05/09 野田政権誕生は内需株に逆風か



証券部 浜岳彦

(1/3ページ)
2011/9/5 20:04
 5日は米景気への懸念が広がり、日経平均株価は続落。ほぼ1週間ぶりに8800円を割り込んだ。一服感が出てきたとはいえ、なお1ドル=76~77円近辺にへばりつく円高・ドル安を嫌気して自動車や電機株が売られる一方、小売りや鉄道など内需株は底堅かった。花王など日用品株も日経平均に比べた下げ幅は小さく、ひとまずディフェンシブ銘柄の面目を保った格好。だが市場関係者がひそかに懸念しているのは、野田佳彦政権との相性のようだ。
 野田首相といえば、財務相時代に政府税制調査会のトップとして税制改革案を取りまとめ、8月末の民主党代表選でも増税路線を貫いた。もちろん増税に批判的な党内勢力との調整など課題はあるが、今後、消費税引き上げなどの議論が進む可能性がある。
 政府は2010年代半ばまでに消費税を10%まで段階的に引き上げる方針。個人消費とかかわりの深い内需企業には影響を与えそうだ。消費税率が3%から5%に上昇した1997年は東京・大阪地区にある百貨店の年間売上高が2年ぶりに前年割れとなった。価格を消費税込みで表示する制度が義務化された04年には小売店からメーカーなどへの値下げ要求が強まり、「単価が一気に5%下がった」(ライオンの藤重貞慶社長)。今回は税率引き上げのタイミングなど読み切れない部分はまだ多いが、小売りもメーカーも政権の動きを注視している。
画像の拡大
ただ企業によっては、必ずしも消費税率引き上げが株価の足かせになるとはいえないようだ。例えば、ユニ・チャーム。97~99年の株価をみると右肩上がりで上昇。確かに増税によって国内の紙おむつ販売は一時苦戦したが、インドネシアなど東南アジアに現地法人を相次ぎ設立し、新興国シフトを鮮明にして乗り越えた。当時は100億円強とみられたアジアの売上高はいまや1000億円を突破。「グローバル市場の開拓に打って出た内需企業は中長期でみると、増税など国内の逆風を打ち消す底力がある」(大和証券キャピタル・マーケッツの広住勝朗シニアアナリスト)といえそうだ。

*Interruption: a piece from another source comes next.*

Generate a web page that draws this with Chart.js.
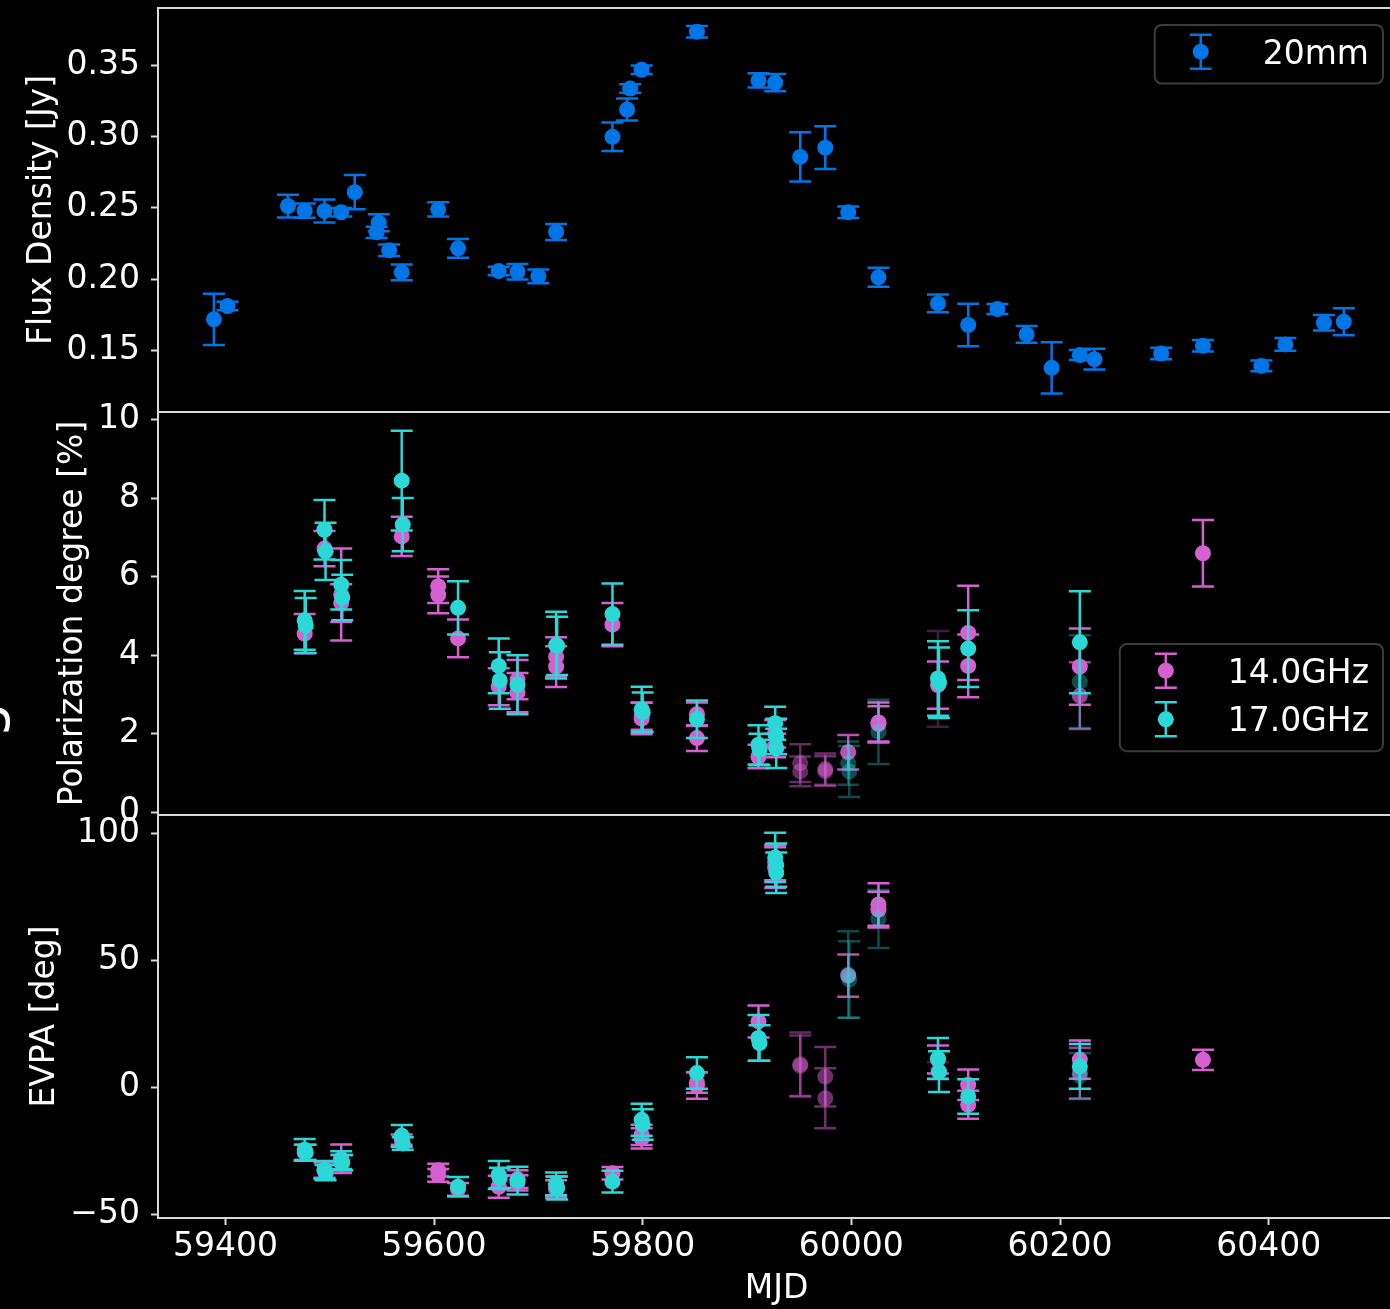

 株価の伸びではユニチャームに及ばないが、日本たばこ産業(JT)も同様に“グローバル型内需企業”と言えそうだ。消費税率が引き上げられた後の98年3月期は販売が落ち、減収減益となったが、99年の米RJRインターナショナル、07年の英ガラハーという巨額買収で新興国銘柄に変身。最近は20年以上の内戦を経て分離したスーダンと南スーダンのタバコ会社を買収する予定で、利益の約半分を海外のたばこ事業で稼ぐ事業構造をさらに強化する戦略を採っている。
 同じ内需系でも、国内での収益依存度が高い企業は消費税率の引き上げの影響が株価の足を引っ張る可能性がある。高島屋は昨年ニューヨークの店舗を閉鎖する一方、アジアシフトを進めている。ただ海外売上高比率10%未満という構造は長年変わっていないため、メーカーに比べて出遅れ感が強い。同じ内需系でも「税率引き上げ時に選別の対象になりうる」(外国証券)との声もある。
 では、税制改革のもう一つの目玉である法人減税はどうだろうか。こちらは歓迎の声があがっている。内需企業といえども、経営指標や株価を海外勢との比較で語られることが多くなってきたからだ。
 「彼らの高い利益率は税率の低さにも起因している」と話すのは、ユニチャームの高原豪久社長。高原社長が引き合いに出すのは、中国の紙おむつ事業で2位を争う現地の恒安国際集団だ。恒安集団が展開する中国本土の法人税率は25%、香港は16.5%。日本(実効税率40.7%)に比べて半分近い水準。恒安集団の売上高純利益率は約18%(10年度)とユニチャームの倍近くあり、税率の差が利益率の差につながっているといえる。
 インドネシアなど新興国で激突する米プロクター・アンド・ギャンブル(P&G)も同様だ。米国の税率は35%(連邦法人税率)。さらにP&Gは税率の低い海外での事業を拡大し、実質的な税負担率を近年20%台に抑えている。ユニチャームも負けじと海外展開だけで10%前後の税率引き下げ効果を生んでいるが、お膝元である日本の高い税率がなおネックとみている。
 税負担を最小限にとどめれば、自己資本利益率(ROE)などが上昇し、日本企業を見る投資家の目も変わる可能性がある。新政権の税制改革は財政健全化という問題にとどまらず、内需株が国際競争力を高められるかどうかという課題も背負っている。